Clinton, Obama take center stage at Iowa debate - The two dominate as participants and as topics of discussion.

des moines -- Debating for the first time in Iowa, eight Democratic presidential hopefuls on Sunday renewed their sparring over experience, Iraq and their ability to overcome the country's red-blue electoral divide.

Whether it was the early hour -- the local starting time was 8 a.m. -- or the churchly sanctity of a Sunday morning, the session was among the tamest of the campaign season. Much of the 90-minute program was dominated by the two front-runners, Sens. Hillary Rodham Clinton of New York and Barack Obama of Illinois, both as participants and as topics of discussion.

The first question from moderator George Stephanopoulos of ABC News went to the heart of what many Democrats are mulling over: whether Obama is too inexperienced and Clinton too divisive to be elected president.

The candidates were read some of the harsher remarks they have uttered on the campaign trail.

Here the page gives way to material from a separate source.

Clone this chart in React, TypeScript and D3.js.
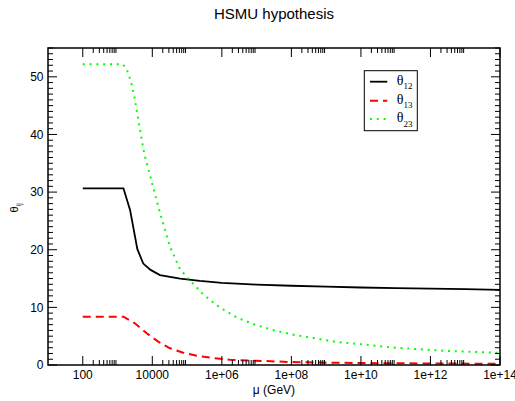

For the most part they declined to repeat them on stage at Drake University, with one exception: Sen. Joseph R. Biden Jr. of Delaware did not back away from his assertion that Obama, who is midway through his first Senate term, lacked the seasoning to be president. "I stand by the statement," Biden said.

Sen. Christopher J. Dodd of Connecticut also took a veiled shot at Obama. "You're not going to have time in January of '09 to get ready for this job," said Dodd, a veteran of more than three decades in Congress.

But Clinton, who has accused Obama of naivete in foreign affairs, offered no such criticism Sunday. "I'm running on my own qualifications and experience," she said, adding that "it's really up to the voters" to parse the differences among candidates.

Obama, who quipped that he prepared for the debate by riding the bumper cars at the nearby Iowa State Fair, similarly declined to engage on the question of whether Clinton was too polarizing to win the White House, a criticism implicit as he campaigns across the country.

With Clinton standing on the opposite end of the stage -- their positioning determined by lot -- Obama said he believed that any candidate who won the Democratic nomination would prevail in November 2008. The primary selection process starts here in Iowa, with precinct caucuses scheduled for January.

Obama took a more indirect swipe at his chief rival. "What I'm suggesting is that we're going to need somebody who can break out of the political pattern that we've been in over the last 20 years," he said. Asked whether Clinton was part of the troublesome status quo, Obama said he would not be running if he did not believe he was the candidate best able to break with the past.